- [Problem statement]:
From the first line of the data below through the line bearing "Chart.register(...registerables);", reproduce each line exactly; do not include pictures.
[Start of Dataset extract]
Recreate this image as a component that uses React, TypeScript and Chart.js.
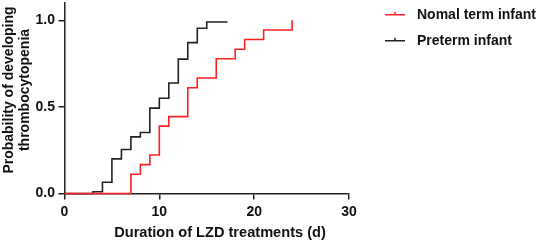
import React, { useEffect, useRef } from "react";
import { Chart, registerables } from "chart.js";

Chart.register(...registerables);

// ---- data ----
const seriesNames = ["Nomal term infant", "Preterm infant"];
const seriesColors = ["#ff2020", "#222222"];

const normalDays = [0, 7, 8, 9, 10, 11, 13, 14, 16, 18, 19, 21, 24];
const normalProb = [0, 0.111, 0.167, 0.222, 0.389, 0.444, 0.611, 0.667, 0.778, 0.833, 0.889, 0.944, 1.0];

const pretermDays = [0, 3, 4, 5, 6, 7, 8, 9, 10, 11, 12, 13, 14, 15, 17.2];
const pretermProb = [0, 0.01, 0.065, 0.2, 0.254, 0.327, 0.352, 0.493, 0.55, 0.638, 0.776, 0.871, 0.954, 0.99, 0.99];

const xTicks = [0, 10, 20, 30];
const yTicks = [0, 0.5, 1.0];
const xTitle = "Duration of LZD treatments (d)";
const yTitleLines = ["Probability of developing", "thrombocytopenia"];

const FONT = "'Liberation Sans', Arial, Helvetica, sans-serif";

const toPoints = (xs: number[], ys: number[]) => xs.map((x, i) => ({ x, y: ys[i] }));

const overlayPlugin = {
  id: "overlay",
  afterDraw(chart: any) {
    const ctx = chart.ctx as CanvasRenderingContext2D;
    ctx.save();
    ctx.fillStyle = "#111";
    ctx.textAlign = "center";
    ctx.textBaseline = "middle";
    // y-axis title
    ctx.font = `bold 14px ${FONT}`;
    yTitleLines.forEach((line, i) => {
      ctx.save();
      ctx.translate(9.5 + i * 15.5, 90);
      ctx.rotate(-Math.PI / 2);
      ctx.fillText(line, 0, 0);
      ctx.restore();
    });
    // x-axis title
    ctx.font = `bold 14.6px ${FONT}`;
    ctx.fillText(xTitle, 220, 233);
    // legend
    seriesNames.forEach((name, i) => {
      const y = 14.7 + i * 26;
      ctx.strokeStyle = seriesColors[i];
      ctx.lineWidth = 1.5;
      ctx.beginPath();
      ctx.moveTo(385, y);
      ctx.lineTo(405, y);
      ctx.moveTo(395, y);
      ctx.lineTo(395, y - 3);
      ctx.stroke();
      ctx.fillStyle = "#111";
      ctx.textAlign = "left";
      ctx.textBaseline = "middle";
      ctx.font = `bold 14px ${FONT}`;
      ctx.fillText(name, 417, y);
    });
    ctx.restore();
  },
};

export default function App() {
  const ref = useRef<HTMLCanvasElement | null>(null);
  useEffect(() => {
    if (!ref.current) return;
    const chart = new Chart(ref.current, {
      type: "line",
      data: {
        datasets: [
          {
            label: seriesNames[0],
            data: toPoints(normalDays, normalProb),
            borderColor: seriesColors[0],
            borderWidth: 1.6,
            pointRadius: 0,
            stepped: true,
            clip: false as any,
          },
          {
            label: seriesNames[1],
            data: toPoints(pretermDays, pretermProb),
            borderColor: seriesColors[1],
            borderWidth: 1.6,
            pointRadius: 0,
            stepped: true,
            clip: false as any,
          },
        ],
      },
      options: {
        responsive: false,
        animation: false,
        devicePixelRatio: 1,
        layout: { padding: { top: 3, right: 191, left: 0, bottom: 0 } },
        plugins: { legend: { display: false }, tooltip: { enabled: false } },
        scales: {
          x: {
            type: "linear",
            min: 0,
            max: 30,
            afterFit: (s: any) => {
              s.height = 48.5;
              s.paddingLeft = 0;
              s.paddingRight = 0;
            },
            afterBuildTicks: (s: any) => {
              s.ticks = xTicks.map((v) => ({ value: v }));
            },
            ticks: {
              color: "#111",
              font: { family: FONT, size: 14, weight: "bold" },
              padding: 4,
              maxRotation: 0,
            },
            grid: {
              drawOnChartArea: false,
              drawTicks: true,
              tickLength: 6,
              color: "#222",
              lineWidth: 1.5,
            },
            border: { display: true, color: "#222", width: 1.5 },
            title: { display: false },
          },
          y: {
            type: "linear",
            min: 0,
            max: 1.1,
            afterFit: (s: any) => {
              s.width = 64.5;
              s.paddingTop = 0;
              s.paddingBottom = 0;
            },
            afterBuildTicks: (s: any) => {
              s.ticks = yTicks.map((v) => ({ value: v }));
            },
            ticks: {
              color: "#111",
              font: { family: FONT, size: 14, weight: "bold" },
              padding: 3.5,
              callback: (v: any) => Number(v).toFixed(1),
            },
            grid: {
              drawOnChartArea: false,
              drawTicks: true,
              tickLength: 6,
              color: "#222",
              lineWidth: 1.5,
            },
            border: { display: true, color: "#222", width: 1.5 },
            title: { display: false },
          },
        },
      },
      plugins: [overlayPlugin],
    });
    return () => chart.destroy();
  }, []);
  return (
    <canvas
      ref={ref}
      width={540}
      height={242}
      style={{ position: "absolute", left: 0, top: 0, width: 540, height: 242 }}
    />
  );
}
[End of Dataset extract]
- [Full answer]:
Recreate this image as a component that uses React, TypeScript and Chart.js.
import React, { useEffect, useRef } from "react";
import { Chart, registerables } from "chart.js";

Chart.register(...registerables);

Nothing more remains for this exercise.